Ramadan di Medan: Pengajian Al-Quran Braille, Suatu Kisah Ketabahan dan Kebutuhan akan Dukungan
Ramadan di Medan: Pengajian Al-Quran Braille, Suatu Kisah Ketabahan dan Kebutuhan akan Dukungan
Di tengah hiruk pikuk aktivitas Ramadan di Medan, sebuah pemandangan mengharukan tersaji di Aula Rumah Persatuan Tuna Netra Indonesia (Pertuni) Sumut. Di tempat itu, puluhan penyandang tunanetra mengikuti pengajian Al-Quran Braille dengan khusyuk. Suara lantunan ayat suci mengalun merdu, membangkitkan suasana spiritual yang mendalam. Salah seorang peserta, Refnita (45), dengan jemari terampilnya membacakan ayat-ayat suci, sesekali mengulang bacaan sesuai koreksi dari gurunya. Suasana ini menjadi gambaran nyata dari ketabahan dan semangat belajar yang tinggi di tengah keterbatasan fisik.
Refnita, yang telah mengikuti pengajian rutin ini selama bertahun-tahun, mengungkapkan ketenangan hati yang diperolehnya melalui kegiatan tersebut. “Kami mengaji secara bergilir dan rutin. Ikut pengajian membuat hati tenang dan bisa bertemu dengan teman-teman. Semoga Ramadan ini kita jadi lebih baik lagi,” ujarnya sambil tersenyum. Pengajian yang dilaksanakan setiap Kamis pukul 10.00-12.00 WIB ini bukan sekadar kegiatan keagamaan, tetapi juga menjadi wadah silaturahmi dan dukungan sosial antar sesama penyandang tunanetra. Para peserta, yang dikelompokkan berdasarkan kemampuan masing-masing, saling berbagi semangat dan pengalaman dalam mempelajari Al-Quran Braille. Namun, di balik keindahan dan kedamaian suasana pengajian, terdapat tantangan yang perlu diperhatikan.
Salah satu tantangan terbesar adalah kondisi Al-Quran Braille itu sendiri. Refnita menjelaskan bahwa huruf-huruf timbul pada Al-Quran Braille rentan rusak karena sering disentuh. “Karena Al-Qurannya timbul seperti ini, kadang ada yang terhapus, tidak jelas, di situ kesulitan kita,” jelasnya. Hal senada diungkapkan Ketua DPD Pertuni Sumut, Syaiful Bakti Daulay. Ia menyebutkan bahwa keterbatasan jumlah Al-Quran Braille yang layak pakai menjadi kendala utama.
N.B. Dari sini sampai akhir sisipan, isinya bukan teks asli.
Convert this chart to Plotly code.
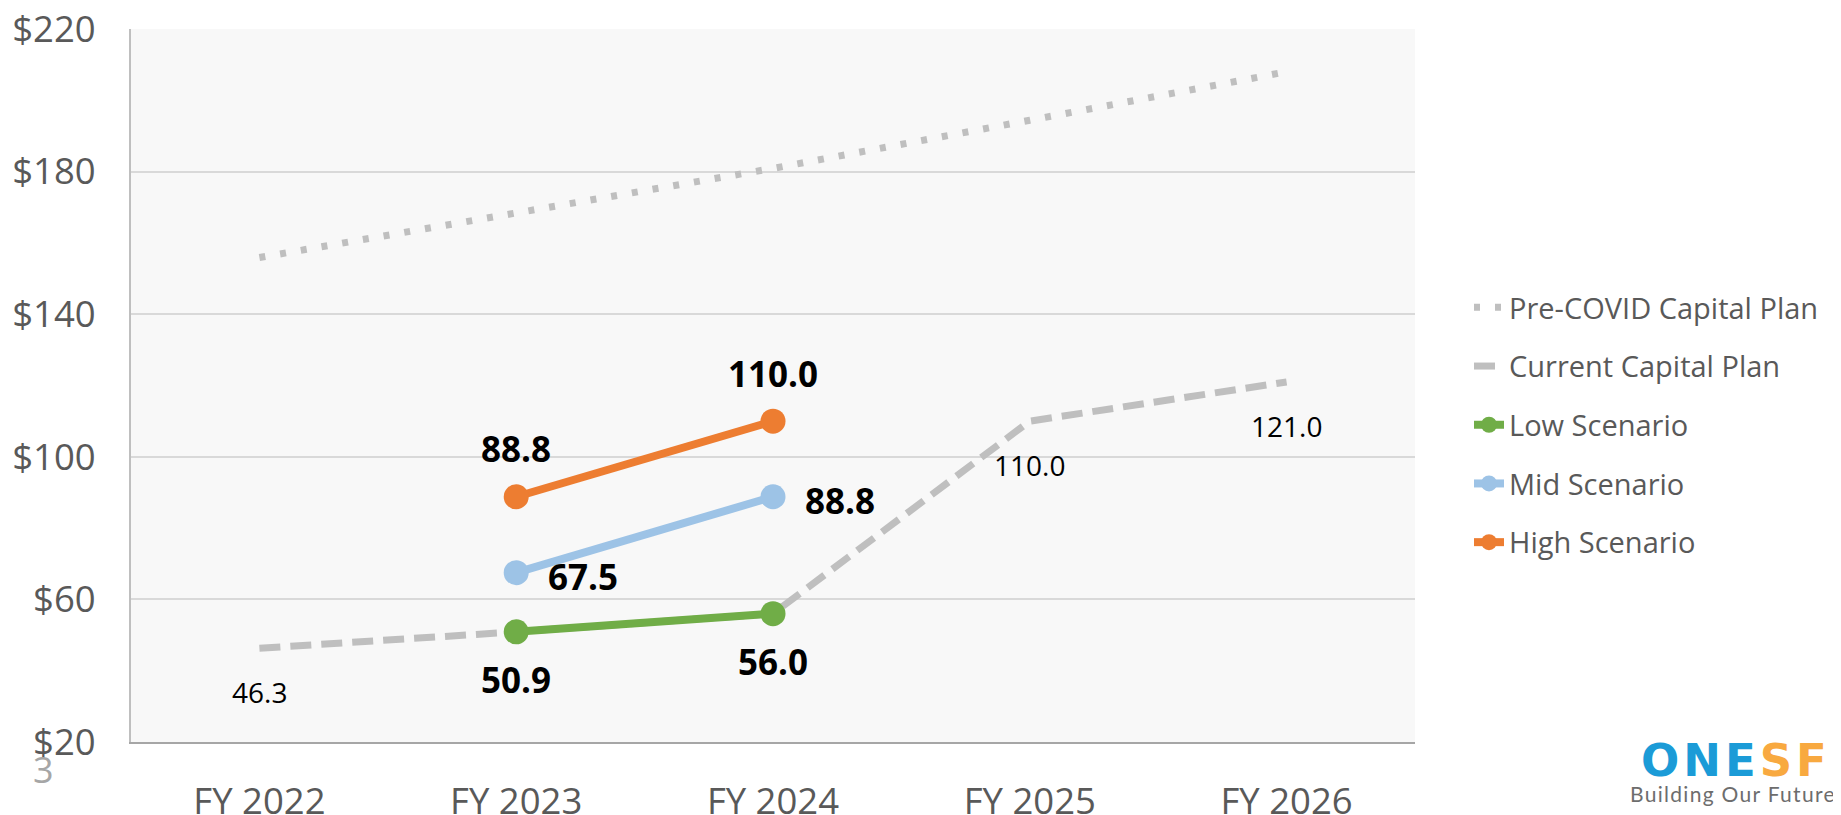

Al-Quran Braille, yang didapat dari donasi beberapa dermawan, memiliki usia pakai yang relatif singkat. “Kita memang masih butuh karena Al-Quran Braille ini tidak bisa bertahan lama, kadang tulisannya terhapus karena tiap hari diraba, bertahan 1 tahun saja sudah lumayan,” ungkap Syaiful.
Oleh karena itu, Pertuni Sumut tetap membuka pintu bagi masyarakat yang ingin berpartisipasi melalui donasi Al-Quran Braille maupun bantuan lainnya. Donasi tersebut akan sangat membantu para penyandang tunanetra untuk dapat terus mengkaji dan mendalami Al-Quran, sekaligus menjaga kelancaran pengajian rutin selama Ramadan dan seterusnya. Keberadaan pengajian Al-Quran Braille ini tidak hanya mencerminkan semangat belajar yang tinggi di tengah keterbatasan, tetapi juga menjadi pengingat pentingnya kepedulian dan dukungan masyarakat terhadap penyandang tunanetra. Semoga kisah ini dapat menginspirasi lebih banyak pihak untuk turut serta memberikan kontribusi positif bagi sesama.